AF data of MC1R SNPs from populations around the world were compiled as described [29], from twenty-two skin cancer case-control and population studies that fully sequenced MC1R in distinct populations. From the studies included in Gerstenblith et al [29], we restricted our analyses to those that included data from healthy, control individuals [7, 8, 16, 18, 19, 21, 22, 25, 27, 4047]. We excluded studies that noted only the presence of a SNP but not actual AFs [4, 48, 49], that measured AFs on family members [4, 9, 18], that were restricted to the extremes of hair and skin color phenotypes [6], or to ethnically diverse groups in which it was not possible to determine the AFs for each ethnic group [17]. In addition, the study of MC1R variants in individuals from Spain was also included [22]. Populations from Europe and the United States were identified as Caucasian individuals in these studies. European populations were combined based on geographic locations. Northern Europe consisted on subjects from Britain, France, and the Netherlands. Southern Europe consisted of subjects from Greece, Italy, and Spain. The populations and studies from which they were derived are shown in Table 1.
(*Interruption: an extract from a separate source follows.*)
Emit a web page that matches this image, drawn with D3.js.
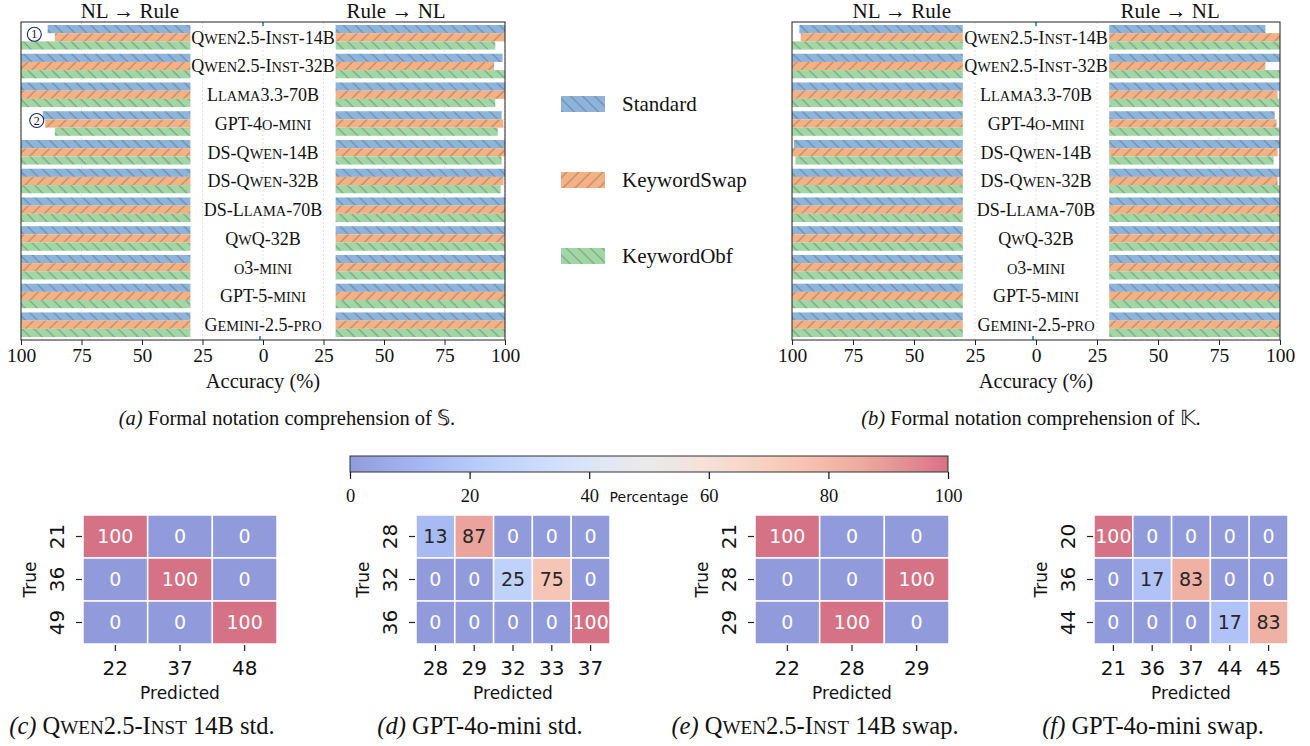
<!DOCTYPE html>
<html>
<head>
<meta charset="utf-8">
<script src="https://cdn.jsdelivr.net/npm/d3@7"></script>
<style>
  body { margin: 0; background: #fff; }
  text { font-family: "Liberation Serif", "Times New Roman", serif; fill: #111; }
  .sans { font-family: "DejaVu Sans", sans-serif; }
</style>
</head>
<body>
<script>
// ---- data ----
const models = ["Qwen2.5-Inst-14B", "Qwen2.5-Inst-32B", "Llama3.3-70B", "GPT-4o-mini", "DS-Qwen-14B",
  "DS-Qwen-32B", "DS-Llama-70B", "QwQ-32B", "o3-mini", "GPT-5-mini", "Gemini-2.5-pro"];
const seriesNames = ["Standard", "KeywordSwap", "KeywordObf"];
const seriesColors = ["#8db4da", "#f4b183", "#a1d6a5"];
const seriesHatch = ["back", "fwd", "back"];

// (a) formal notation S
const aNlStd  = [89, 100, 100, 91, 100, 100, 100, 100, 100, 100, 100];
const aNlSwap = [86, 100, 100, 90, 100, 100, 100, 100, 100, 100, 100];
const aNlObf  = [100, 100, 100, 86, 100, 100, 100, 100, 100, 100, 100];
const aRnStd  = [100, 99, 100, 98.6, 100, 100, 100, 100, 100, 100, 100];
const aRnSwap = [100, 95.5, 100, 99.3, 100, 99.4, 100, 100, 100, 100, 100];
const aRnObf  = [96, 100, 96, 97, 98.6, 98.2, 100, 100, 100, 100, 100];

// (b) formal notation K
const bNlStd  = [97, 100, 100, 100, 99.2, 100, 100, 100, 100, 100, 100];
const bNlSwap = [96.4, 100, 100, 100, 100, 100, 100, 100, 100, 100, 100];
const bNlObf  = [100, 100, 100, 100, 98.6, 100, 100, 100, 100, 100, 100];
const bRnStd  = [94, 100, 100, 97.8, 100, 100, 100, 100, 100, 100, 100];
const bRnSwap = [100, 94, 99, 98.6, 99, 99, 100, 100, 100, 100, 100];
const bRnObf  = [100, 100, 99.7, 99.8, 97.4, 100, 100, 100, 100, 100, 100];

const xTicks = [-100, -75, -50, -25, 0, 25, 50, 75, 100];
const barStart = 30;

// confusion matrices
const cRows = ["21", "36", "49"], cCols = ["22", "37", "48"];
const cVals = [[100, 0, 0], [0, 100, 0], [0, 0, 100]];
const dRows = ["28", "32", "36"], dCols = ["28", "29", "32", "33", "37"];
const dVals = [[13, 87, 0, 0, 0], [0, 0, 25, 75, 0], [0, 0, 0, 0, 100]];
const eRows = ["21", "28", "29"], eCols = ["22", "28", "29"];
const eVals = [[100, 0, 0], [0, 0, 100], [0, 100, 0]];
const fRows = ["20", "36", "44"], fCols = ["21", "36", "37", "44", "45"];
const fVals = [[100, 0, 0, 0, 0], [0, 17, 83, 0, 0], [0, 0, 0, 17, 83]];
const cbarTicks = [0, 20, 40, 60, 80, 100];

// ---- setup ----
const W = 1310, H = 746;
const SERIF = "'Liberation Serif', 'Times New Roman', serif";
const svg = d3.select("body").append("svg").attr("width", W).attr("height", H);
const defs = svg.append("defs");

function hatch(id, color, dir) {
  const p = defs.append("pattern").attr("id", id)
    .attr("patternUnits", "userSpaceOnUse").attr("width", 8.5).attr("height", 8.5)
    .attr("patternTransform", dir === "back" ? "rotate(-45)" : "rotate(45)");
  p.append("rect").attr("width", 8.5).attr("height", 8.5).attr("fill", color);
  p.append("line").attr("x1", 4).attr("x2", 4).attr("y1", 0).attr("y2", 8.5)
    .attr("stroke", "rgba(70,70,70,0.45)").attr("stroke-width", 1);
}
seriesColors.forEach((c, k) => hatch("h" + k, c, seriesHatch[k]));

// fake small caps: lower-case runs become smaller capitals
function smallCaps(t, str, ratio) {
  const runs = str.match(/[a-z]+|[^a-z]+/g) || [];
  runs.forEach(r => {
    if (/[a-z]/.test(r)) t.append("tspan").style("font-size", ratio + "em").text(r.toUpperCase());
    else t.append("tspan").text(r);
  });
}

// coolwarm, blended on white
const cw = d3.interpolateRgbBasis(["rgb(59,76,192)", "rgb(98,130,234)", "rgb(141,176,254)", "rgb(184,208,249)",
  "rgb(221,221,221)", "rgb(245,196,173)", "rgb(244,154,123)", "rgb(222,96,77)", "rgb(180,4,38)"]);
const alpha = 0.56;
function cellColor(v) {
  const c = d3.rgb(cw(v / 100));
  return d3.rgb(255 - alpha * (255 - c.r), 255 - alpha * (255 - c.g), 255 - alpha * (255 - c.b));
}
function textColor(c) {
  const lin = u => { u /= 255; return u <= 0.03928 ? u / 12.92 : Math.pow((u + 0.055) / 1.055, 2.4); };
  const L = 0.2126 * lin(c.r) + 0.7152 * lin(c.g) + 0.0722 * lin(c.b);
  return L > 0.408 ? "#262626" : "#ffffff";
}

// ---- butterfly bar charts ----
function drawButterfly(left, right, nl, rn, marks, caption) {
  const x = d3.scaleLinear().domain([-100, 100]).range([left, right]);
  const y = d3.scaleLinear().domain([-0.532, 10.532]).range([22, 340]);
  const bh = 0.285;
  const g = svg.append("g");

  // grid
  g.selectAll(".grid").data(xTicks).enter().append("line")
    .attr("x1", d => x(d)).attr("x2", d => x(d)).attr("y1", 22).attr("y2", 340)
    .attr("stroke", "#dcdcdc").attr("stroke-width", 0.8).attr("stroke-dasharray", "2,2");

  models.forEach((m, i) => {
    [0, 1, 2].forEach(k => {
      const top = y(i - 1.5 * bh + k * bh), hh = y(bh) - y(0);
      g.append("rect").attr("x", x(-nl[k][i])).attr("width", x(-barStart) - x(-nl[k][i]))
        .attr("y", top).attr("height", hh).attr("fill", `url(#h${k})`);
      g.append("rect").attr("x", x(barStart)).attr("width", x(rn[k][i]) - x(barStart))
        .attr("y", top).attr("height", hh).attr("fill", `url(#h${k})`);
    });
    const t = g.append("text").attr("x", x(0)).attr("y", y(i)).attr("dy", "0.35em")
      .attr("text-anchor", "middle").style("font-size", "18px");
    smallCaps(t, m, 0.8);
  });

  // zero marker
  g.append("line").attr("x1", x(0)).attr("x2", x(0)).attr("y1", 22).attr("y2", 26)
    .attr("stroke", "#1f77b4").attr("stroke-width", 1.5);
  g.append("line").attr("x1", x(0) - 3).attr("x2", x(0) - 3).attr("y1", 336).attr("y2", 340)
    .attr("stroke", "#1f77b4").attr("stroke-width", 1.5);

  // frame
  g.append("rect").attr("x", left).attr("y", 22).attr("width", right - left).attr("height", 318)
    .attr("fill", "none").attr("stroke", "#222").attr("stroke-width", 1);

  const ax = g.append("g").attr("transform", "translate(0,340)")
    .call(d3.axisBottom(x).tickValues(xTicks).tickFormat(d => Math.abs(d)).tickSize(5).tickPadding(3));
  ax.attr("font-family", null);
  ax.select(".domain").remove();
  ax.selectAll("text").style("font-family", SERIF).style("font-size", "19.5px").attr("fill", "#111");
  ax.selectAll("line").attr("stroke", "#222");

  g.append("text").attr("x", x(-55)).attr("y", 18).attr("text-anchor", "middle").style("font-size", "21px").text("NL → Rule");
  g.append("text").attr("x", x(55)).attr("y", 18).attr("text-anchor", "middle").style("font-size", "21px").text("Rule → NL");
  g.append("text").attr("x", x(0)).attr("y", 388).attr("text-anchor", "middle").style("font-size", "20.5px").text("Accuracy (%)");

  marks.forEach(mk => {
    const cx = x(mk.v), cy = y(mk.row) - 3;
    g.append("circle").attr("cx", cx).attr("cy", cy).attr("r", 7).attr("fill", "#fff")
      .attr("stroke", "#1a2a6c").attr("stroke-width", 1.1);
    g.append("text").attr("x", cx).attr("y", cy).attr("dy", "0.35em").attr("text-anchor", "middle")
      .style("font-size", "12px").text(mk.label);
  });

  const t = svg.append("text").attr("x", caption.x).attr("y", 425).attr("text-anchor", "middle").style("font-size", "20.5px");
  t.append("tspan").style("font-style", "italic").text(caption.tag);
  t.append("tspan").text(caption.text);
}

drawButterfly(21, 505, [aNlStd, aNlSwap, aNlObf], [aRnStd, aRnSwap, aRnObf],
  [{ v: -94.5, row: 0, label: "1" }, { v: -93.5, row: 3, label: "2" }],
  { x: 287, tag: "(a)", text: " Formal notation comprehension of 𝕊." });
drawButterfly(792, 1280, [bNlStd, bNlSwap, bNlObf], [bRnStd, bRnSwap, bRnObf], [],
  { x: 1031, tag: "(b)", text: " Formal notation comprehension of 𝕂." });

// legend
const lg = svg.append("g");
seriesNames.forEach((s, k) => {
  const yy = 96 + k * 76;
  lg.append("rect").attr("x", 561).attr("y", yy).attr("width", 44).attr("height", 16).attr("fill", `url(#h${k})`);
  lg.append("text").attr("x", 622).attr("y", yy + 8).attr("dy", "0.35em").style("font-size", "21px").text(s);
});

// ---- colorbar ----
const cb = d3.scaleLinear().domain([0, 100]).range([350, 948]);
const grad = defs.append("linearGradient").attr("id", "cbar");
d3.range(0, 1.0001, 0.05).forEach(t => grad.append("stop").attr("offset", t).attr("stop-color", cellColor(t * 100)));
svg.append("rect").attr("x", 350).attr("y", 456).attr("width", 598).attr("height", 16)
  .attr("fill", "url(#cbar)").attr("stroke", "#333").attr("stroke-width", 1);
const cbAx = svg.append("g").attr("transform", "translate(0,472)")
  .call(d3.axisBottom(cb).tickValues(cbarTicks).tickSize(7).tickPadding(10));
cbAx.attr("font-family", null);
cbAx.select(".domain").remove();
cbAx.selectAll("text").style("font-family", SERIF).style("font-size", "18.5px").attr("fill", "#111");
cbAx.selectAll("line").attr("stroke", "#111").attr("stroke-width", 1.2);
svg.append("text").attr("class", "sans").attr("x", 649).attr("y", 502).attr("text-anchor", "middle")
  .style("font-size", "14px").text("Percentage");

// ---- heatmaps ----
function drawHeat(x0, rows, cols, vals, cap) {
  const x = d3.scaleBand().domain(cols).range([x0, x0 + 194]);
  const y = d3.scaleBand().domain(rows).range([515, 644]);
  const g = svg.append("g");
  rows.forEach((r, i) => cols.forEach((c, j) => {
    const col = cellColor(vals[i][j]);
    g.append("rect").attr("x", x(c)).attr("y", y(r)).attr("width", x.bandwidth()).attr("height", y.bandwidth())
      .attr("fill", col).attr("stroke", "#fff").attr("stroke-width", 1.5);
    g.append("text").attr("class", "sans").attr("x", x(c) + x.bandwidth() / 2).attr("y", y(r) + y.bandwidth() / 2)
      .attr("dy", "0.36em").attr("text-anchor", "middle").style("font-size", "19px")
      .style("fill", textColor(col)).text(vals[i][j]);
  }));
  cols.forEach(c => {
    const cx = x(c) + x.bandwidth() / 2;
    g.append("line").attr("x1", cx).attr("x2", cx).attr("y1", 645).attr("y2", 651).attr("stroke", "#222").attr("stroke-width", 1.2);
    g.append("text").attr("class", "sans").attr("x", cx).attr("y", 675).attr("text-anchor", "middle").style("font-size", "20px").text(c);
  });
  rows.forEach(r => {
    const cy = y(r) + y.bandwidth() / 2;
    g.append("line").attr("x1", x0 - 7).attr("x2", x0 - 1).attr("y1", cy).attr("y2", cy).attr("stroke", "#222").attr("stroke-width", 1.2);
    g.append("text").attr("class", "sans").attr("transform", `translate(${x0 - 19},${cy}) rotate(-90)`)
      .attr("text-anchor", "middle").style("font-size", "20px").text(r);
  });
  g.append("text").attr("class", "sans").attr("transform", `translate(${x0 - 47},579.5) rotate(-90)`)
    .attr("text-anchor", "middle").style("font-size", "17px").text("True");
  g.append("text").attr("class", "sans").attr("x", x0 + 97).attr("y", 699).attr("text-anchor", "middle")
    .style("font-size", "17px").text("Predicted");

  const t = svg.append("text").attr("x", cap.x).attr("y", 734).attr("text-anchor", "middle").style("font-size", "24.5px");
  t.append("tspan").style("font-style", "italic").text(cap.tag + " ");
  if (cap.sc) { const s = t.append("tspan"); smallCaps(s, cap.sc, 0.78); }
  t.append("tspan").text(cap.text);
}

drawHeat(83, cRows, cCols, cVals, { x: 142, tag: "(c)", sc: "Qwen2.5-Inst", text: " 14B std." });
drawHeat(416, dRows, dCols, dVals, { x: 480, tag: "(d)", sc: "", text: "GPT-4o-mini std." });
drawHeat(755, eRows, eCols, eVals, { x: 815, tag: "(e)", sc: "Qwen2.5-Inst", text: " 14B swap." });
drawHeat(1094, fRows, fCols, fVals, { x: 1153, tag: "(f)", sc: "", text: "GPT-4o-mini swap." });
</script>
</body>
</html>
Genotype data files were created from AFs for each population (Table 2) and were then analyzed in DNAsp version 4.0 [50]. The 951 base pairs (bp) of coding MC1R sequence (NM_002386) was used as the template. Since data files were created from AFs, we were unable to assess the haplotype structure of MC1R. Analyses were performed that were not dependent on haplotype structure. Nucleotide diversity (π), the average number of nucleotide substitutions per site between two sequences, was calculated with the Jukes and Cantor correction [51]. Theta (θ), the population mutation parameter (two times the mutation rate per site per generation times the number of heritable units in the population), was calculated on a base pair basis from the total number of segregating sites (SNPs) under the no recombination model [52]. Genetic differentiation among populations was measured by FST[53]. Arlequin (v3.11) was used to determine Tajima's D statistic and Fu's FS test[54] under a neutral model with 1000 simulations [55, 56]. Other genes and corresponding estimates of population differentiation were selected for comparison with MC1R values [3336].